# Exercise:
Print the lines from the one that contains "Emit a Python" to the one that contains "from matplotlib.lines import Line2D", inclusive, exactly as they appear, and please drop any pictures.
**** Material for this task ****
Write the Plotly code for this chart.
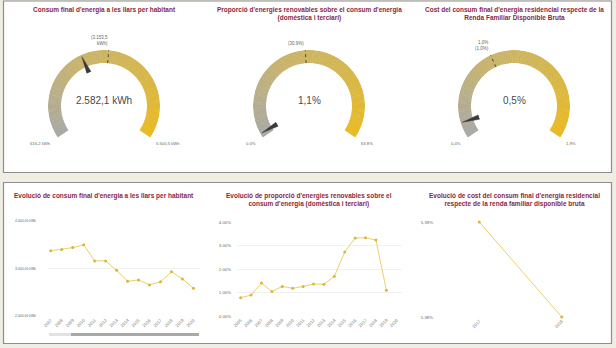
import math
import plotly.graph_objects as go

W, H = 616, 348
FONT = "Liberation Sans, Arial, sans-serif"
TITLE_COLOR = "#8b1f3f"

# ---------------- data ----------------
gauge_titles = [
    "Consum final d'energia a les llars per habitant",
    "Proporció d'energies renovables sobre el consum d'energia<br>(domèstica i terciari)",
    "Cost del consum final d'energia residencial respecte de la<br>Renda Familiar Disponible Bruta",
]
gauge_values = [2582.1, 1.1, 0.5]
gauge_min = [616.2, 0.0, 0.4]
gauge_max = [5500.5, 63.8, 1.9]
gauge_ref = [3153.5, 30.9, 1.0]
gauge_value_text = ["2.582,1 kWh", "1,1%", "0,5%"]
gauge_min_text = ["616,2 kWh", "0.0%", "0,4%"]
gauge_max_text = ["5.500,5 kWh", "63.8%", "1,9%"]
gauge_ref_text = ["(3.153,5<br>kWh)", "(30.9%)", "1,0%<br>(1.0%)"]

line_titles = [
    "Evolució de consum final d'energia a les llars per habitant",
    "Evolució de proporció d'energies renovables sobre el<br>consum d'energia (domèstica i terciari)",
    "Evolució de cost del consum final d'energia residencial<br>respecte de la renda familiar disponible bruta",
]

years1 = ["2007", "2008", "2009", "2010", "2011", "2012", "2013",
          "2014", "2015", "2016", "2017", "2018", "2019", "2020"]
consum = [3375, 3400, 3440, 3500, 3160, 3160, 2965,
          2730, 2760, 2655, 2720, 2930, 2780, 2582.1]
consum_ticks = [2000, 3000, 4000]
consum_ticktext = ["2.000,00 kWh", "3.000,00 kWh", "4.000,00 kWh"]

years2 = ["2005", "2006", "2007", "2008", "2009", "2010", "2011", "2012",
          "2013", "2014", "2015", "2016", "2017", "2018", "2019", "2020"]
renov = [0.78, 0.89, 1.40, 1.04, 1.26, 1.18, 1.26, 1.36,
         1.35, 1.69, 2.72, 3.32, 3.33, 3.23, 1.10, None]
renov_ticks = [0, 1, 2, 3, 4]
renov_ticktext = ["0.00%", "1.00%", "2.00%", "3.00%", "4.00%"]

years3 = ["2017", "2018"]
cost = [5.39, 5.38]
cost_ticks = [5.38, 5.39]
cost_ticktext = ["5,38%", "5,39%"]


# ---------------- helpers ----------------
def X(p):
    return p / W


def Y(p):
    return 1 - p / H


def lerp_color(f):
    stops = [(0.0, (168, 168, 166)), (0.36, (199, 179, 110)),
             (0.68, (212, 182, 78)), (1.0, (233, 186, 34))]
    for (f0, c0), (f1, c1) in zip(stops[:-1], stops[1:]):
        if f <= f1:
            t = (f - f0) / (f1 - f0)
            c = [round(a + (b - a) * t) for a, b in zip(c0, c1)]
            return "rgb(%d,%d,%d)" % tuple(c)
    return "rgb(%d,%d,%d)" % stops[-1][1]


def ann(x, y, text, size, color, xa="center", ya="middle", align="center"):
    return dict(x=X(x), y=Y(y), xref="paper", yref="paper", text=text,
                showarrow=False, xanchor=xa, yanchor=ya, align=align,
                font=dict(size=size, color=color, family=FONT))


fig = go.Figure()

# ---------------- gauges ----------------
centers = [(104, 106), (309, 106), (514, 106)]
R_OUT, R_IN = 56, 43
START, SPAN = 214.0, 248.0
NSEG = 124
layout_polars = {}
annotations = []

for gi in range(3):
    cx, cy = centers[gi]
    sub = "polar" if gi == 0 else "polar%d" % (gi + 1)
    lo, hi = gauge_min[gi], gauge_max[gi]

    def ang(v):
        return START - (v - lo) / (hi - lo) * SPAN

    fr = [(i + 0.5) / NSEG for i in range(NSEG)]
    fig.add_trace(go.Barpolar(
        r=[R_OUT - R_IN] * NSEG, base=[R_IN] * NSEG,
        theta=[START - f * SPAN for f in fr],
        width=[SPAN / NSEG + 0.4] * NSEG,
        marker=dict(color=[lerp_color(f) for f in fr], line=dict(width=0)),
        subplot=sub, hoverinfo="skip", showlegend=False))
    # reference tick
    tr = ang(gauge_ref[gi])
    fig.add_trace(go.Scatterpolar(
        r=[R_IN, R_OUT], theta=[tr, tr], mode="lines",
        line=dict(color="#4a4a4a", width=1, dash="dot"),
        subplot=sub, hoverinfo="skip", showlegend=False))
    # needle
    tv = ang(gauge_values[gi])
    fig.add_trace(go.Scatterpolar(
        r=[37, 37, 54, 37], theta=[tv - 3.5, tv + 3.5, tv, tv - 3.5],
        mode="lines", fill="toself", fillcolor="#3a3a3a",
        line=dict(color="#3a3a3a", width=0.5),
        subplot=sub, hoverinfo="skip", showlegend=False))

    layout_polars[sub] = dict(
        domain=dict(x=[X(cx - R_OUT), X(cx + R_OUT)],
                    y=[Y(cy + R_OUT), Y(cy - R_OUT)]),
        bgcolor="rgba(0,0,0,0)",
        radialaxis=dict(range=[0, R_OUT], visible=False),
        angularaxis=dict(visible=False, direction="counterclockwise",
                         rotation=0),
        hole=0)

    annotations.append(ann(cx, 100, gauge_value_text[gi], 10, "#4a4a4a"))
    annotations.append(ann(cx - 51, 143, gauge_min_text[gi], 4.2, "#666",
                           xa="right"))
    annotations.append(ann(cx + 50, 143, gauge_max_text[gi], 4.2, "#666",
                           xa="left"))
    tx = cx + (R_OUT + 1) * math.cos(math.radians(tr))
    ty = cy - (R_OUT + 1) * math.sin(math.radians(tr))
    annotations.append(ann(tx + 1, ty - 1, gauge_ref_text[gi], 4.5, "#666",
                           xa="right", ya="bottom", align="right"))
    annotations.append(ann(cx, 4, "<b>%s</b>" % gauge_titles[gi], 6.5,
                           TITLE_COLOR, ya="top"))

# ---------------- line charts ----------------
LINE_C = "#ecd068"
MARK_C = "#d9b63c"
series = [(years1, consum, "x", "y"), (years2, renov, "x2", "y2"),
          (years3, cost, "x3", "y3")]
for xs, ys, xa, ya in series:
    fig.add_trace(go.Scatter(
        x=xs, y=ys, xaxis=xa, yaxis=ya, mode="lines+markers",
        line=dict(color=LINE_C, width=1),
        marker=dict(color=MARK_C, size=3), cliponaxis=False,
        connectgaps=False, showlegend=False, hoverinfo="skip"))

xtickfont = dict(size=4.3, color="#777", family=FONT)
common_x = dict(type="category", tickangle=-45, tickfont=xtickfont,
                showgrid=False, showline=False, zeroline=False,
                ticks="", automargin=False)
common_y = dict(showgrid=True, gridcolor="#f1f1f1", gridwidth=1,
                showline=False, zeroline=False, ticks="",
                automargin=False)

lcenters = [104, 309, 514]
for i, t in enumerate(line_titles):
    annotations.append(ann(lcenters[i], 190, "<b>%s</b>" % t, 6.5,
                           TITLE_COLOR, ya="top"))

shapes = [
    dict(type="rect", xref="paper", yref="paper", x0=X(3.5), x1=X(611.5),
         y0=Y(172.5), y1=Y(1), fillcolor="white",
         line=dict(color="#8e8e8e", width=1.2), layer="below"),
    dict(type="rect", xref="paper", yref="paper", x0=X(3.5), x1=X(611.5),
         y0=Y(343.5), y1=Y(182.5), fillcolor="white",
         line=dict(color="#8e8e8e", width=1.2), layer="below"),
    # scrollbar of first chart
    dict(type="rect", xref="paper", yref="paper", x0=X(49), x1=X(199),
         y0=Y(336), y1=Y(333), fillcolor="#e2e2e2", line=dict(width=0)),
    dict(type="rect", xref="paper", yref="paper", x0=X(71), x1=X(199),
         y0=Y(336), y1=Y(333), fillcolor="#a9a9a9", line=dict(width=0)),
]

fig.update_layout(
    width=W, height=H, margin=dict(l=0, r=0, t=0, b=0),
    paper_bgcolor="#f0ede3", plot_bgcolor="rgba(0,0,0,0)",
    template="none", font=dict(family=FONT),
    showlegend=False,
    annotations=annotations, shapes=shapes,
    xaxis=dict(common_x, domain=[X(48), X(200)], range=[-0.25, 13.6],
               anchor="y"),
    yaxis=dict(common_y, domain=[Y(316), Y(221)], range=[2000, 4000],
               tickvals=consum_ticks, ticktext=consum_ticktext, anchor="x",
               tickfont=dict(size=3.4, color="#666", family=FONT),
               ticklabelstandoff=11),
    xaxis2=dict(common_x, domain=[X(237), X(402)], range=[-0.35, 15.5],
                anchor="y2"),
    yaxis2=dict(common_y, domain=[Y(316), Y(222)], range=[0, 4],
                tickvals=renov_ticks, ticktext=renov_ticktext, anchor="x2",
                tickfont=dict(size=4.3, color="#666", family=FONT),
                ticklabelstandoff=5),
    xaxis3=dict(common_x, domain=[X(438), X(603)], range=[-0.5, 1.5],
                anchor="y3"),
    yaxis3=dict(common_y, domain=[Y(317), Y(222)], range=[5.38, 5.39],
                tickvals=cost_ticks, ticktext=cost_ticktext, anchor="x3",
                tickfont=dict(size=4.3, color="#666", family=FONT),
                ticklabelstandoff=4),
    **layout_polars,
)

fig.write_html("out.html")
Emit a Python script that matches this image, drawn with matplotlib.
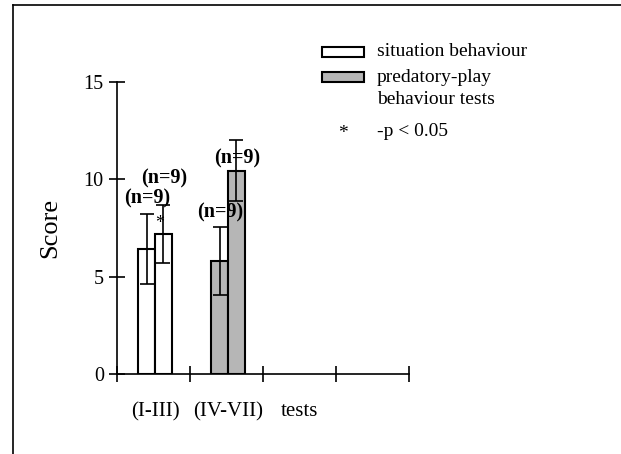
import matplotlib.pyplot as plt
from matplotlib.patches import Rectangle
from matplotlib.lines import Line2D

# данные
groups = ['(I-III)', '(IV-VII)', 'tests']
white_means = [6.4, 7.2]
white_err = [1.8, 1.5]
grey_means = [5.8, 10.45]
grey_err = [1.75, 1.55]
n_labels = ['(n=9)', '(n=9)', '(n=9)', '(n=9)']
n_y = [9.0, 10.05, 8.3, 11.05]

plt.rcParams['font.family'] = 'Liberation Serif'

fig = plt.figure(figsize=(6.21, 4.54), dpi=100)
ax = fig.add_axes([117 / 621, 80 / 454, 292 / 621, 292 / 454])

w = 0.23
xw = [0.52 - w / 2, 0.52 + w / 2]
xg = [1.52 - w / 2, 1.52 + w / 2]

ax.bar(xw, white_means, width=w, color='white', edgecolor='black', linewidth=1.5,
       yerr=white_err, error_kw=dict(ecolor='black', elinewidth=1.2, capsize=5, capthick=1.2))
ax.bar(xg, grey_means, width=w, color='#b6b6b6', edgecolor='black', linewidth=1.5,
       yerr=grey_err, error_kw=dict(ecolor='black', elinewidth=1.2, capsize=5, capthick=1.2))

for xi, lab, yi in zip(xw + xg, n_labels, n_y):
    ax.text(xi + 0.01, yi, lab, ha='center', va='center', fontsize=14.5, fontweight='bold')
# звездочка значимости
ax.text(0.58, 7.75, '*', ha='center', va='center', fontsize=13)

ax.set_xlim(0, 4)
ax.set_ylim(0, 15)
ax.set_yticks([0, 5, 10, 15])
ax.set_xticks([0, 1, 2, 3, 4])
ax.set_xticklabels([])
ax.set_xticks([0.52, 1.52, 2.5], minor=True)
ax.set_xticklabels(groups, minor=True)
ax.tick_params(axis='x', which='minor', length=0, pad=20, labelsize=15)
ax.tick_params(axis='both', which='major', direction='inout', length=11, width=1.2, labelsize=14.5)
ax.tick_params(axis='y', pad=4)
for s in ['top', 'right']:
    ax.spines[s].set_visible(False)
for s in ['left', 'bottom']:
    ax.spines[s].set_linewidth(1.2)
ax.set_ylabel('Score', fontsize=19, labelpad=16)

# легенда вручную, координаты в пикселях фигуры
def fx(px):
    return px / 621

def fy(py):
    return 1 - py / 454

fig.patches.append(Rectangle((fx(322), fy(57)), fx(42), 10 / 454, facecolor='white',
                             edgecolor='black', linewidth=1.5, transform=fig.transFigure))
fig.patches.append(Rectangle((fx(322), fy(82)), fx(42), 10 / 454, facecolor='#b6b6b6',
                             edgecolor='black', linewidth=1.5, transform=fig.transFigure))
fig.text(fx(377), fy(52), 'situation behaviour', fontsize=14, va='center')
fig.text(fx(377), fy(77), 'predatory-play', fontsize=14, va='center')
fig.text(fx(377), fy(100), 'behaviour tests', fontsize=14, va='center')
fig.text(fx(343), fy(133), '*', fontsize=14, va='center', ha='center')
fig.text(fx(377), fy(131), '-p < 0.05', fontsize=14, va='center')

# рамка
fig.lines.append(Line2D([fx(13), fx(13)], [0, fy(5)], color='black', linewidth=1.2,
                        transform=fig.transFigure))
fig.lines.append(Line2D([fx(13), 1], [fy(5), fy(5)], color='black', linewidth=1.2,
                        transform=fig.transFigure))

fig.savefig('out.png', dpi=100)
****
# Output:
Emit a Python script that matches this image, drawn with matplotlib.
import matplotlib.pyplot as plt
from matplotlib.patches import Rectangle
from matplotlib.lines import Line2D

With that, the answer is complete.